Randol Contreras: Monday, March 28, 2-3:30 in 402 Barrows Hall
There’s No Sunshine: Spatial Anguish in the Stigmatized Spaces of Compton and South Los Angeles.
Through field data collected in Compton and South Los Angeles, this paper develops the concept of spatial anguish to capture the shame and fear that residents feel because of their space’s stigma. In doing so, it reveals the intersection of race, class, gender, and space in the meanings of stigmatized residents. African Americans and Latina/os residents deal with their spatial anguish in two distinct ways: first, by trying to disassociate themselves from the stigma through the reinforcement of negative race and gender stereotypes; second, by using raced and gendered frames to negotiate their neighborhood safety.
Randol Contreras is an Assistant Professor of Sociology at the University of Toronto.

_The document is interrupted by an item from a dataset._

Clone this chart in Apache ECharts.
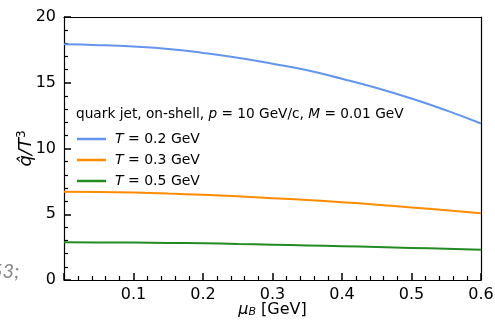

He is a South Bronx native and his multiple award-winning book, The Stickup Kids: Race, Drugs, Violence, and the American Dream, is based on field research he conducted on violent drug robbers, who robbed upper-level dealers storing large amounts of drugs and cash. Currently, he is doing field research on the Mexican Maravilla gangs of East Los Angeles. His larger goal is to use ethnography to reveal and explain the human suffering prevalent in marginal urban areas.